Chaney, Goodman, and Schwerner had just left the burnt out remains of a church bombed by the Ku Klux Klan at 1119, Road 747 in Philadelphia, Mississippi when they were arrested by the local sheriff.  Supposedly, they were released some time after ten o’clock that night. But they did not return to CORE headquarter that night or the next day. A search was launched for them and their car was found empty on a Mississippi road. The FBI and other national figures such as President Johnson and Bobby Kennedy also became interested in the search for the three idealistic young men.

 But the three had been savagely murdered by the Klan on the night of June 21, 2003. Their bodies stuffed into an earthen dam as the victims of Mississippi justice.

Did their life and death have meaning? President Johnson would never have gotten his Civil Rights agenda through Congress if the murders had not occurred.

James Earl Chaney -- Born 30 May 1943 in Meridian, Mississippi, and kidnapped and savagely murdered 21 June 1964 by KKK and the whites of Mississippi. His parents were Ben and Fannie Lee Chaney. In 1963, he joined the Congress of Racial Equality (CORE) and was involved in the 1964 massive voter registration and desegregation campaign in Mississippi called Freedom Summer.

Chaney was the eldest son in a family of five children.  His mother, a domestic servant, was protective; his father, a plasterer, left his mother when James was in his mid-teens.  He was slightly built, but athletic.  He was described as shy in public, but a cutup in his home.

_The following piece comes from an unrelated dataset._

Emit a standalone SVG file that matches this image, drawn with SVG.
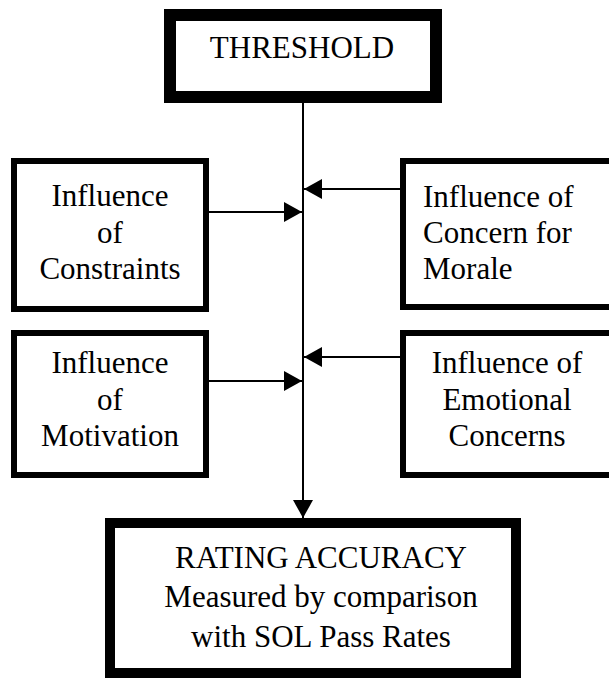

Andrew Goodman -- Born 1943 in; kidnapped and savagely murdered 21 June 1964 by KKK and the whites of Mississippi, near the end of his first full day in Mississippi. He was intelligent, unassuming, happy, and outgoing.  He grew up as the second of three sons in a liberal household on the Upper West Side of Manhattan.  Goodman attended the progressive Walden School, widely known for its anti-authoritarian approach to learning. Longing for commitment, he left Queens College   and in April 1964, Goodman applied for and was accepted into the Mississippi Summer Project. 

Michael Schwerner -- Born 1939 in New York City; kidnapped and savagely murdered 21 June 1964 by KKK and the whites of Mississippi. Called affectionately "Goatee," Schwerner, 24 years old, came to Mississippi January 1964 with his wife Rita, hired as a CORE field worker. He was the most despised of the three civil rights workers. Imperial Wizard Sam Bowers put out a contract on him in May 1964.

Schwerner was sent to Meridian,  largest city in eastern Mississippi. to organize a community center and other programs. He was the first white civil rights worker to be permanently based outside of the capitol of Jackson. 

In Meridian, Schwerner organized a boycott of a variety store until the store, which sold mostly to blacks, hired its first African American. He determinedly registered blacks to vote. Though he received hate mail and threatening phone calls and police harassment, Schwerner believed he made the right decision in coming to Mississippi, which, he believed was "the decisive battleground for America. Nowhere in the world is the idea of white supremacy more firmly entrenched, or more cancerous, than in Mississippi."

Schwerner was thus the leader of this triad of martyrs and the KKK were really after him and that the other two guys were just in the way and thus killed them as a means of keeping them silenced about their crime. Schwerner was the one with the big balls, so to speak -- a NY boy who didn't realize the absolute madness of an enemy who hated New York white arrogance more than "niggahs."